───── DATA EXCERPT
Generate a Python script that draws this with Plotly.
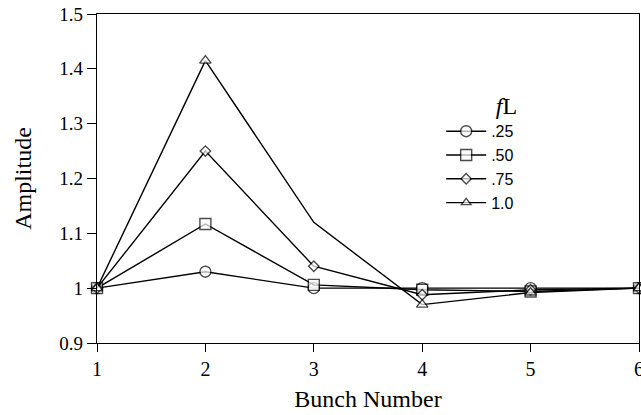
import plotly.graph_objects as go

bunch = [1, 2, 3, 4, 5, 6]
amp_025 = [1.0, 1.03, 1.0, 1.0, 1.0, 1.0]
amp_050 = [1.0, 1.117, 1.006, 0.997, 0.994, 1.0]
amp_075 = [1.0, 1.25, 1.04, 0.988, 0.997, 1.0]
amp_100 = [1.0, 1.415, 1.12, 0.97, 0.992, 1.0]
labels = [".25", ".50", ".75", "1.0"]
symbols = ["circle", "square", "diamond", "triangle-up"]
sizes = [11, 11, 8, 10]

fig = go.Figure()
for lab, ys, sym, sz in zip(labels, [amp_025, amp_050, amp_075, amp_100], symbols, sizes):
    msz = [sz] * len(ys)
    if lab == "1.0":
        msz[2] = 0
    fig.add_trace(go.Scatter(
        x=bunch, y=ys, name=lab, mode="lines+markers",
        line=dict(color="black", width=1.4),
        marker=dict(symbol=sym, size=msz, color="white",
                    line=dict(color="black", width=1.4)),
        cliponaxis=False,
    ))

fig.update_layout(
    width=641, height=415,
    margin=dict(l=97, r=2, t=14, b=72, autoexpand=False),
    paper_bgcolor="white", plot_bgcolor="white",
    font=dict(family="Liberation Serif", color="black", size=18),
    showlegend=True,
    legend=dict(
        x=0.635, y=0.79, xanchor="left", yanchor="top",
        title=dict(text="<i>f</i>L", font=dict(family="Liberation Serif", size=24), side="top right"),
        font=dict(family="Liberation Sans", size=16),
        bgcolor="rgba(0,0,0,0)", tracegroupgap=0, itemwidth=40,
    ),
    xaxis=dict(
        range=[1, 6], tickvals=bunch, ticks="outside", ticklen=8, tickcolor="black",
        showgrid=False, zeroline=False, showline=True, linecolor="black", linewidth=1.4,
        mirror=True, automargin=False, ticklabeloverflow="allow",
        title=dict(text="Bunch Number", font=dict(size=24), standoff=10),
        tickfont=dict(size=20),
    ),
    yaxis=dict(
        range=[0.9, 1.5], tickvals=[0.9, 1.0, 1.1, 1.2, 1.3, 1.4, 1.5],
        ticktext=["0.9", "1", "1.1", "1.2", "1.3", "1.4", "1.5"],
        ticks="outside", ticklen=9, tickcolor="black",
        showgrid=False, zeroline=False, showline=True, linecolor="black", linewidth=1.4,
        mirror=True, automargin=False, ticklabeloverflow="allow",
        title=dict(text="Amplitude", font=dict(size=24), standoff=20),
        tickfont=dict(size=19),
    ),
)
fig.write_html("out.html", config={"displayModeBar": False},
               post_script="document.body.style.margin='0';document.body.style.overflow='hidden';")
──────────
§ **EXERCISE**:
Restate the data above word for word. Skip every picture.

§ **TASK SOLUTION**:
Generate a Python script that draws this with Plotly.
import plotly.graph_objects as go

bunch = [1, 2, 3, 4, 5, 6]
amp_025 = [1.0, 1.03, 1.0, 1.0, 1.0, 1.0]
amp_050 = [1.0, 1.117, 1.006, 0.997, 0.994, 1.0]
amp_075 = [1.0, 1.25, 1.04, 0.988, 0.997, 1.0]
amp_100 = [1.0, 1.415, 1.12, 0.97, 0.992, 1.0]
labels = [".25", ".50", ".75", "1.0"]
symbols = ["circle", "square", "diamond", "triangle-up"]
sizes = [11, 11, 8, 10]

fig = go.Figure()
for lab, ys, sym, sz in zip(labels, [amp_025, amp_050, amp_075, amp_100], symbols, sizes):
    msz = [sz] * len(ys)
    if lab == "1.0":
        msz[2] = 0
    fig.add_trace(go.Scatter(
        x=bunch, y=ys, name=lab, mode="lines+markers",
        line=dict(color="black", width=1.4),
        marker=dict(symbol=sym, size=msz, color="white",
                    line=dict(color="black", width=1.4)),
        cliponaxis=False,
    ))

fig.update_layout(
    width=641, height=415,
    margin=dict(l=97, r=2, t=14, b=72, autoexpand=False),
    paper_bgcolor="white", plot_bgcolor="white",
    font=dict(family="Liberation Serif", color="black", size=18),
    showlegend=True,
    legend=dict(
        x=0.635, y=0.79, xanchor="left", yanchor="top",
        title=dict(text="<i>f</i>L", font=dict(family="Liberation Serif", size=24), side="top right"),
        font=dict(family="Liberation Sans", size=16),
        bgcolor="rgba(0,0,0,0)", tracegroupgap=0, itemwidth=40,
    ),
    xaxis=dict(
        range=[1, 6], tickvals=bunch, ticks="outside", ticklen=8, tickcolor="black",
        showgrid=False, zeroline=False, showline=True, linecolor="black", linewidth=1.4,
        mirror=True, automargin=False, ticklabeloverflow="allow",
        title=dict(text="Bunch Number", font=dict(size=24), standoff=10),
        tickfont=dict(size=20),
    ),
    yaxis=dict(
        range=[0.9, 1.5], tickvals=[0.9, 1.0, 1.1, 1.2, 1.3, 1.4, 1.5],
        ticktext=["0.9", "1", "1.1", "1.2", "1.3", "1.4", "1.5"],
        ticks="outside", ticklen=9, tickcolor="black",
        showgrid=False, zeroline=False, showline=True, linecolor="black", linewidth=1.4,
        mirror=True, automargin=False, ticklabeloverflow="allow",
        title=dict(text="Amplitude", font=dict(size=24), standoff=20),
        tickfont=dict(size=19),
    ),
)
fig.write_html("out.html", config={"displayModeBar": False},
               post_script="document.body.style.margin='0';document.body.style.overflow='hidden';")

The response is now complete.